What is the best way to get to Grand Canyon Skywalk?
Grand Canyon Skywalk is located at 808 Eagle Point Rd, Peach Springs, AZ, 86434.
The easiest route is via Kingman, AZ. From Kingman, take US-93 N and Pierce Ferry Rd to Diamond Bar Rd (58 miles). Continue on Diamond Bar Rd to the West Rim (20 Miles).
How much does it cost to go on the Skywalk at the Grand Canyon?
There are multiple ticket options when visiting the Skywalk, so choose a ticket that includes walking the Skywalk.
The Skywalk Bundle for $59 is the lowest tiered option for this experience.
One additional option is the $78 Sky Experience Plus, which includes a meal ticket.
Has anyone fallen off the Grand Canyon Skywalk?
While the Grand Canyon isn’t a stranger to accidental falls into the canyon, the Skywalk has not had an unintentional death by falling.
Unfortunately, there has been one documented intentional fall from the Skywalk.
Keep in mind: The National Park system is ripe with unsolved mysteries. Here are a few of the spookiest.
Popular Hikes Near Grand Canyon Skywalk Guide
The Grand Canyon provides such an incredible opportunity for hiking. While you’re in the area, you won’t want to miss these.
South Kaibab Trail
The South Kaibab Trail offers three turnaround points allowing for three different experiences. Hikers should consider their physical ability and time constraints.
There’s no water available on this trail. Additionally, hikers must access the trailhead via bus as no personal vehicles are allowed at the trailhead. Hikers will need to pay National Park entrance fees of $35 or have a National Park pass.
The first destination point is the Ooh-Aah Point, a 1.8-mile round-trip hike that offers incredible views. It’s a fun hike at 6660 feet that’s perfect for novice hikers.
The second destination point (and a popular one) is Cedar Ridge, a 3-mile round-trip hike. This hike is great for casual hikers looking for their first big trek. Toilets are available.
Lastly, there’s Skeleton point, a 6-mile round-trip hike. The steep switchbacks lean this hike toward more experienced hikers.
Grandview Trail to Horseshoe Mesa
Grandview Trail to Horseshoe Mesa is a 5.5-mile out-and-back trail. Hikers need to pay National Park entrance fees of $35 or have a National Park pass.
Steep, rocky sections combine with a 2385 feet elevation gain earn this trail a difficult rating. Hikers should allow for several hours to complete it.

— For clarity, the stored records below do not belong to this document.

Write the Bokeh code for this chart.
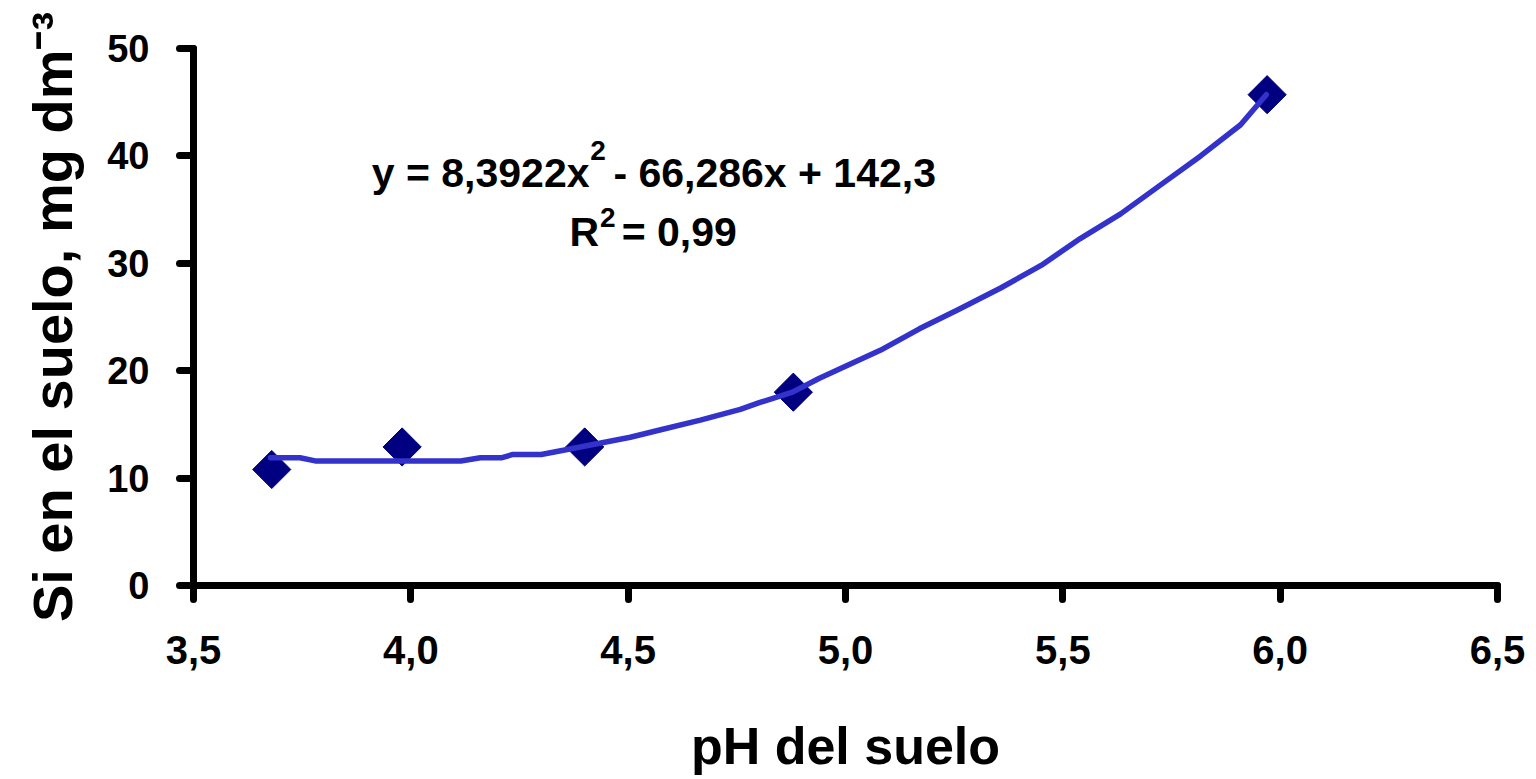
import numpy as np
from bokeh.plotting import figure
from bokeh.models import Range1d, FixedTicker, Label
from bokeh.embed import file_html
from bokeh.resources import INLINE

# measured data points
ph_obs = [3.68, 3.98, 4.40, 4.88, 5.97]
si_obs = [10.8, 12.9, 12.9, 18.0, 45.7]

# trend line
ph_fit = [3.677, 3.745, 3.78, 4.115, 4.16, 4.21, 4.235, 4.30, 4.39, 4.505, 4.575,
          4.666, 4.758, 4.80, 4.878, 4.94, 5.01, 5.08, 5.17, 5.26, 5.357, 5.45,
          5.54, 5.633, 5.725, 5.817, 5.909, 5.968]
si_fit = [11.9, 11.9, 11.6, 11.6, 11.9, 11.9, 12.2, 12.2, 12.9, 13.8, 14.5,
          15.4, 16.4, 17.0, 18.0, 19.3, 20.6, 21.9, 23.9, 25.7, 27.7, 29.8,
          32.3, 34.6, 37.3, 40.0, 42.9, 45.7]

x_ticks = [3.5, 4.0, 4.5, 5.0, 5.5, 6.0, 6.5]
x_tick_labels = ["3,5", "4,0", "4,5", "5,0", "5,5", "6,0", "6,5"]
y_ticks = [0, 10, 20, 30, 40, 50]

FONT = "Liberation Sans"

p = figure(width=1536, height=779, output_backend="svg", toolbar_location=None,
           x_range=Range1d(3.5, 6.5), y_range=Range1d(0, 50),
           min_border_left=193, min_border_right=39, min_border_top=48,
           min_border_bottom=194)
p.outline_line_color = None
p.grid.visible = False
p.background_fill_color = "white"
p.border_fill_color = "white"

for ax in (p.xaxis, p.yaxis):
    ax.axis_line_width = 7
    ax.axis_line_color = "black"
    ax.axis_line_cap = "round"
    ax.major_tick_line_width = 7
    ax.major_tick_line_cap = "round"
    ax.major_tick_line_color = "black"
    ax.major_tick_in = 0
    ax.major_tick_out = 14
    ax.minor_tick_line_color = None
    ax.major_label_text_font = FONT
    ax.major_label_text_font_style = "bold"
    ax.major_label_text_color = "black"
    ax.axis_label_text_font = FONT
    ax.axis_label_text_font_style = "bold"
    ax.axis_label_text_color = "black"

p.xaxis.ticker = FixedTicker(ticks=x_ticks)
p.xaxis.major_label_overrides = {t: l for t, l in zip(x_ticks, x_tick_labels)}
p.xaxis.major_label_text_font_size = "40px"
p.xaxis.major_label_standoff = 36
p.xaxis.axis_label = "pH del suelo"
p.xaxis.axis_label_text_font_size = "52px"
p.xaxis.axis_label_standoff = 50

p.yaxis.ticker = FixedTicker(ticks=y_ticks)
p.yaxis.major_label_text_font_size = "38px"
p.yaxis.major_label_standoff = 30
p.yaxis.axis_label = "Si en el suelo, mg dm\u207b\u00b3"
p.yaxis.axis_label_text_font_size = "56px"
p.yaxis.axis_label_standoff = 20

p.scatter(ph_obs, si_obs, marker="square", angle=np.pi / 4, size=27,
          fill_color="#000080", line_color="#000080")
p.line(ph_fit, si_fit, line_color="#3333CC", line_width=5.5, line_cap="round",
       line_join="round")

def lab(x, y, text, size, align="left", angle=0.0):
    p.add_layout(Label(x=x, y=y, text=text, text_font=FONT, text_font_style="bold",
                       text_font_size=size, text_align=align, angle=angle,
                       text_baseline="alphabetic", text_color="black"))

# equation
lab(4.411, 38.45, "y = 8,3922x", "41px", "right")
lab(4.413, 40.5, "2", "28px")
lab(4.466, 38.45, "- 66,286x + 142,3", "41px")
lab(4.433, 32.87, "R", "41px", "right")
lab(4.435, 34.26, "2", "28px")
lab(4.485, 32.87, "= 0,99", "41px")

open("out.html", "w").write(file_html(p, INLINE))
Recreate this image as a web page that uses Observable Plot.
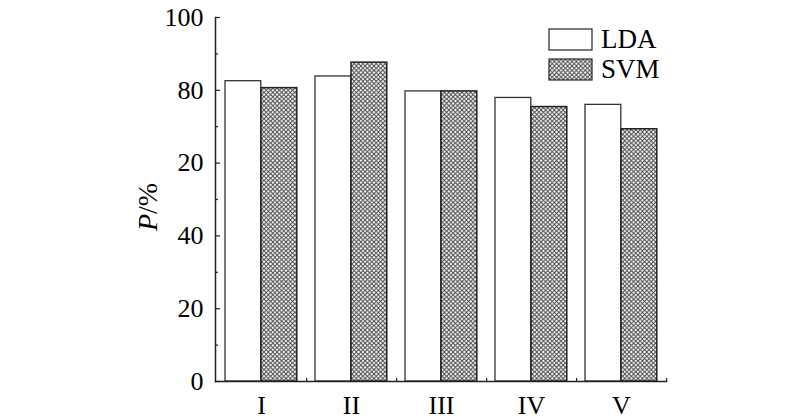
<!DOCTYPE html>
<html>
<head>
<meta charset="utf-8">
<script src="https://cdn.jsdelivr.net/npm/d3@7"></script>
<script src="https://cdn.jsdelivr.net/npm/@observablehq/plot@0.6"></script>
<style>
  html, body { margin: 0; padding: 0; background: #fff; }
  #chart { width: 800px; height: 420px; }
  #chart svg text { font-family: "Liberation Serif", "DejaVu Serif", serif !important; font-size: 26px !important; fill: #000; }
  #chart svg text.ytitle { font-size: 28px !important; }
  #chart svg text.leg { font-size: 27px !important; }
</style>
</head>
<body>
<div id="chart"></div>
<script>
const categories = ["I", "II", "III", "IV", "V"];
const series = ["LDA", "SVM"];
const ldaValues = [82.5, 83.8, 79.7, 77.9, 76.0];
const svmValues = [80.6, 87.6, 79.7, 75.4, 69.3];
const yTicks = [0, 20, 40, 60, 80, 100];
const yTickLabels = ["0", "20", "40", "20", "80", "100"];
const yMinorTicks = [10, 30, 50, 70, 90];
const yLabel = "P/%";

const lda = categories.map((c, i) => ({category: c, series: "LDA", value: ldaValues[i]}));
const svm = categories.map((c, i) => ({category: c, series: "SVM", value: svmValues[i]}));

const font = "Liberation Serif";
const chart = Plot.plot({
  width: 800,
  height: 420,
  marginLeft: 215,
  marginRight: 134,
  marginTop: 17,
  marginBottom: 39,
  style: {fontFamily: font, fontSize: "26px", background: "#fff", color: "#000"},
  x: {domain: categories, padding: 0, label: null},
  y: {domain: [0, 100], label: null},
  marks: [
    Plot.barY(lda, {x: "category", y: "value", fill: "#fff", stroke: "#333", strokeWidth: 1.3, insetLeft: 9, insetRight: 45.2}),
    Plot.barY(svm, {x: "category", y: "value", fill: "url(#xhatch)", stroke: "#222", strokeWidth: 1.5, insetLeft: 45, insetRight: 9.2}),
    Plot.axisY({ticks: yTicks, tickFormat: (d) => yTickLabels[yTicks.indexOf(d)], tickSize: -5, tickPadding: 17, stroke: "#222", strokeWidth: 1.2, label: null}),
    Plot.axisY({ticks: yMinorTicks, tickFormat: () => "", tickSize: -3, stroke: "#222", strokeWidth: 1.2, label: null}),
    Plot.axisX({tickSize: 0, tickPadding: 14, label: null}),
    Plot.axisX({tickFormat: () => "", tickSize: -3, dx: 45.1, stroke: "#222", strokeWidth: 1.2, label: null}),
    Plot.frame({anchor: "left", stroke: "#222", strokeWidth: 1.5}),
    Plot.frame({anchor: "bottom", stroke: "#222", strokeWidth: 1.5})
  ]
});

document.getElementById("chart").appendChild(chart);

const svg = d3.select(chart);
const defs = svg.insert("defs", ":first-child");
const pat = defs.append("pattern")
  .attr("id", "xhatch").attr("patternUnits", "userSpaceOnUse")
  .attr("width", 4.4).attr("height", 4.4);
pat.append("rect").attr("width", 4.4).attr("height", 4.4).attr("fill", "#fff");
pat.append("path").attr("d", "M-1,-1L5.4,5.4M-1,5.4L5.4,-1")
  .attr("stroke", "#3a3a3a").attr("stroke-width", 0.9).attr("fill", "none");

// y-axis title
svg.append("text")
  .attr("class", "ytitle")
  .attr("transform", "translate(157,207) rotate(-90)")
  .attr("text-anchor", "middle")
  .call((t) => {
    t.append("tspan").attr("font-style", "italic").text(yLabel.slice(0, 1));
    t.append("tspan").text(yLabel.slice(1));
  });

// legend
const legend = svg.append("g").attr("text-anchor", "start");
const legendFills = ["#fff", "url(#xhatch)"];
series.forEach((s, i) => {
  const y0 = 29 + i * 30;
  legend.append("rect").attr("x", 549).attr("y", y0).attr("width", 43).attr("height", 21)
    .attr("fill", legendFills[i]).attr("stroke", "#333").attr("stroke-width", 1.3);
  legend.append("text").attr("class", "leg").attr("x", 601).attr("y", y0 + 19)
    .attr("text-anchor", "start").text(s);
});
</script>
</body>
</html>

The Best Campsites Near Grand Canyon Skywalk
When you’re ready to lie down after a long night, there are plenty of campgrounds to meet your needs!
Here are some of our favorite recommendations.
Pro Tip: If you’d rather camp in luxury, try one of the iconic Grand Canyon Lodges.
Meadview RV Park
Address: 28100 Pierce Ferry Rd, Meadview, AZ, 86444
Meadview RV Park is located at 3400 feet elevation in Northwest Arizona. You’ll find the park right where the Grand Canyon ends, and Lake Mead begins.
The site provides electrical hook-ups (30/50 amp) and a water/dump station. Sites can accommodate RVs up to 38 feet in length. Cabins are also available for rent. The area is known for hiking, fishing, and wildlife viewing.
Happy Trails Campground & Mini Motel
Address: 415 Hualapai Creek Dr, Meadview, AZ, 86444
Happy Trails Campground & Mini Motel is located in the Meadview area. Campers can enjoy large pull-through sites with 30/50 AMP electrical connections.
While the location is somewhat remote, guests are close to many hikes and outdoor activities. No grocery stores are available, but a farmer’s market and Family Dollar are nearby. Additional lodging includes “glamping trailers” for rent or a stay at the mini-hotel. Horse camping is also available.
There are a tremendous amount of things to see and do near the Grand Canyon. The skywalk is a unique activity for those looking for adventure.
Have you already, or would you take a walk on the Grand Canyon Skywalk?